Operator scaling with specified marginals unifies and efficiently solves a host of problems: matrix scaling, noncommutative rank computation, testing rational identities in noncommutative rings, determining eigenvalue compatibility in sums of Hermitian matrices (Horn problem), and the geometric characterization of moment polytopes in invariant theory (Franks, 2018).

Quantum Information and Information Geometry:

Operator scaling is tightly integrated into quantum information theory, where completely positive maps are quantum channels, and the scaling to desired marginals informs quantum state engineering. The operator Sinkhorn algorithm is shown to be alternating $e$ -projections with respect to the symmetric logarithmic derivative metric—the natural Riemannian metric of quantum information geometry—on the manifold of quantum states described via the Choi representation (Matsuda et al., 2020). The regularity of capacity guarantees robustness to perturbations in practical quantum channels (Bez et al., 4 Aug 2025).

4. Analytical and Geometric Extensions: Capacity and Brascamp–Lieb

The capacity map of a completely positive operator, central in operator scaling theory, possesses deep regularity properties: it is locally Hölder continuous in the operator data, as proved by connecting its variational representation

$\Psi(d) = \inf_{y \in \mathbb{R}^n} \sum_j d_j e^{\langle y, u_j \rangle}$

to weighted exponential sums studied in Brascamp–Lieb analysis. This continuity yields refined stability results for scaling algorithms, strengthens links to maximum entropy methods, and forges connections with convex geometry, as in the Brascamp–Lieb constant representation (Bez et al., 4 Aug 2025).

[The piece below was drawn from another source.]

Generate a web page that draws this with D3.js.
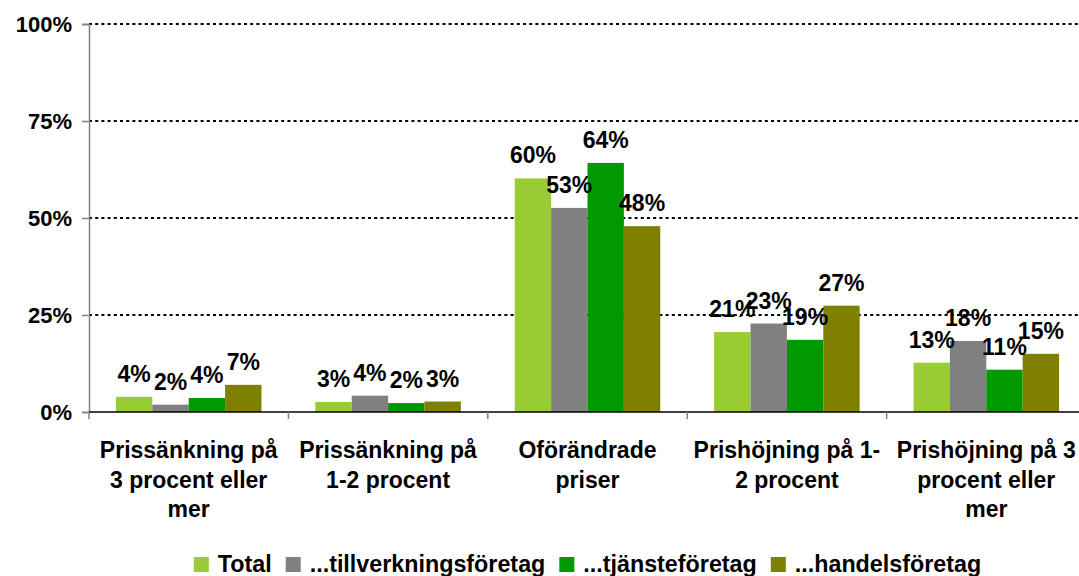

5. Operator Scaling in Discrete and Signal Processing Contexts

Operator-theoretic scaling constructions extend naturally to the discrete setting. For example, a self-consistent discrete scaling operator for periodic digital signals is defined as

$\mathbb{M}_{(M)} = \exp\left\{ -i 2\pi \ln M \, (\mathbb{U} \mathbb{D} + \mathbb{D} \mathbb{U}) / 2 \right\}$

where $\mathbb{U}$ and $\mathbb{D}$ are the coordinate multiplication and differentiation matrices, carefully matched to discrete Fourier transform duality. This hyperdifferential approach maintains structural properties from the continuous set-up, yields unitary scaling, and avoids artifacts of interpolation-based methods (Koç et al., 2018).

6. Applications and Impact across Disciplines

Operator scaling serves as a unifying concept across several major domains:

Probability and Stochastic Modeling: Models natural anisotropy and heavy-tails observed in hydrology, finance, geostatistics, and physics; guides simulation and inference for operator-stable laws and random fields (0912.4784, Clausel--Lesourd et al., 2011, Biermé et al., 2018).
Algorithm Design and Complexity: Underpins efficient algorithms for problems in optimization, complexity theory (noncommutative rank, identity testing), quantum state manipulation, and provides rigorous capacity regularity for robust computations (Franks, 2018, Kwok et al., 2019, Bez et al., 4 Aug 2025).
Analysis and Geometric Invariant Theory: Essential in the analysis of moment polytopes, Brascamp–Lieb inequalities, eigenvalue problems for Hermitian matrices, and underlies geometric structural results in convex geometry (Franks, 2018).
Information and Quantum Theory: Provides a geometric framework for quantum channel normalization (operator Sinkhorn algorithm), ensures algorithmic stability, and bridges to quantum estimation (Matsuda et al., 2020).

7. Regularity, Stability, and Future Directions

The local Hölder continuity of operator capacity (Bez et al., 4 Aug 2025), spectral gap-based fast convergence (Kwok et al., 2019), and geometric interpretations (Matsuda et al., 2020) collectively enable robust operator scaling algorithms which are crucial in both theoretical analysis and real-world computation. The operator scaling paradigm is poised to influence domains ranging from algebraic complexity to quantum algorithms and stochastic model simulation, especially in settings demanding anisotropy, multi-directional scaling, or stability under perturbation. Current efforts focus on tightening algorithmic runtime bounds (e.g., polylogarithmic in precision), refining regularity results, and deepening connections with convex and information geometry.